══ Collected material ══

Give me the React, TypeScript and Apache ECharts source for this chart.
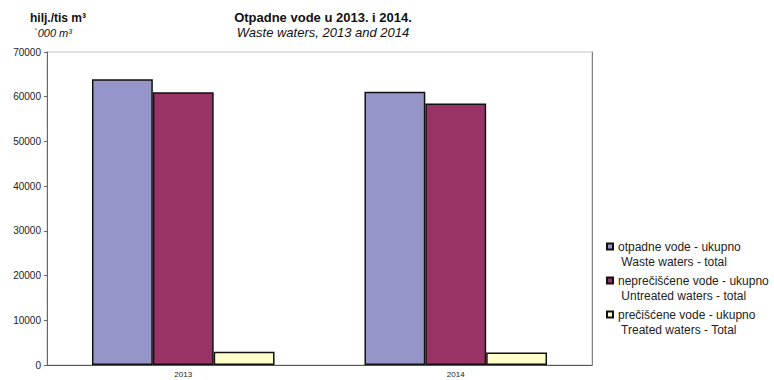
import React, { useEffect, useRef } from "react";
import * as echarts from "echarts";

const categories = ["2013", "2014"];
const wasteTotal = [63900, 61100];
const untreatedTotal = [61000, 58500];
const treatedTotal = [2950, 2800];
const seriesNames = [
  "otpadne vode - ukupno\nWaste waters - total",
  "neprečišćene vode - ukupno\nUntreated waters - total",
  "prečišćene vode - ukupno\nTreated waters - Total",
];
const colors = ["#9595C9", "#993366", "#FFFFCC"];

export default function App() {
  const ref = useRef<HTMLDivElement>(null);
  useEffect(() => {
    if (!ref.current) return;
    const chart = echarts.init(ref.current, null, { renderer: "svg" });
    const font = "'Liberation Sans', Arial, sans-serif";
    const mk = (name: string, data: number[], color: string) => ({
      name,
      type: "bar",
      data,
      barGap: "0%",
      barCategoryGap: "33%",
      itemStyle: { color, borderColor: "#111", borderWidth: 1.5 },
    });
    chart.setOption({
      animation: false,
      backgroundColor: "#fff",
      textStyle: { fontFamily: font },
      title: [
        {
          text: "Otpadne vode u 2013. i 2014.",
          left: 318,
          top: 6,
          textAlign: "center",
          textStyle: { fontSize: 13, fontWeight: "bold", color: "#111", fontFamily: font },
        },
        {
          text: "Waste waters, 2013 and 2014",
          left: 318,
          top: 21,
          textAlign: "center",
          textStyle: { fontSize: 13, fontWeight: "normal", fontStyle: "italic", color: "#111", fontFamily: font },
        },
        {
          text: "hilj./tis m³",
          left: 53,
          top: 7,
          textAlign: "center",
          textStyle: { fontSize: 12, fontWeight: "bold", color: "#111", fontFamily: font },
        },
        {
          text: "`000 m³",
          left: 48,
          top: 22,
          textAlign: "center",
          textStyle: { fontSize: 11, fontWeight: "normal", fontStyle: "italic", color: "#111", fontFamily: font },
        },
      ],
      legend: {
        orient: "vertical",
        left: 601,
        top: 219,
        itemWidth: 6,
        itemHeight: 6,
        itemGap: -11,
        icon: "rect",
        formatter: (name: string) => " \n" + name.replace("\n", "\n "),
        textStyle: {
          fontSize: 12,
          color: "#222",
          lineHeight: 15,
          fontFamily: font,
        },
        data: seriesNames,
      },
      grid: {
        left: 47,
        right: 182,
        top: 52,
        bottom: 15,
        show: true,
        borderColor: "#c4c4c4",
        borderWidth: 1,
      },
      xAxis: {
        type: "category",
        data: categories,
        axisLine: { show: true, lineStyle: { color: "#555", width: 1 } },
        axisTick: { show: false },
        axisLabel: { fontSize: 8, color: "#222", margin: 5 },
      },
      yAxis: [
        {
          type: "value",
          min: 0,
          max: 70000,
          interval: 10000,
          axisLine: { show: true, lineStyle: { color: "#666", width: 1 } },
          axisTick: { show: true, length: 3, lineStyle: { color: "#666" } },
          splitLine: { show: false },
          axisLabel: { fontSize: 10, color: "#222", margin: 6, formatter: (v: number) => String(v) },
        },
        {
          type: "value",
          position: "right",
          min: 0,
          max: 70000,
          interval: 10000,
          axisLine: { show: true, lineStyle: { color: "#808080", width: 1 } },
          axisTick: { show: false },
          axisLabel: { show: false },
          splitLine: { show: false },
        },
      ],
      series: [
        mk(seriesNames[0], wasteTotal, colors[0]),
        mk(seriesNames[1], untreatedTotal, colors[1]),
        mk(seriesNames[2], treatedTotal, colors[2]),
      ],
    });
    return () => chart.dispose();
  }, []);
  return <div ref={ref} style={{ width: 774, height: 380, position: "absolute", left: 0, top: 0 }} />;
}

═══

▶ **What to produce**
Go through the listing above and locate each line that holds the word "React". Copy those lines.

▶ **Finished answer**
Give me the React, TypeScript and Apache ECharts source for this chart.
import React, { useEffect, useRef } from "react";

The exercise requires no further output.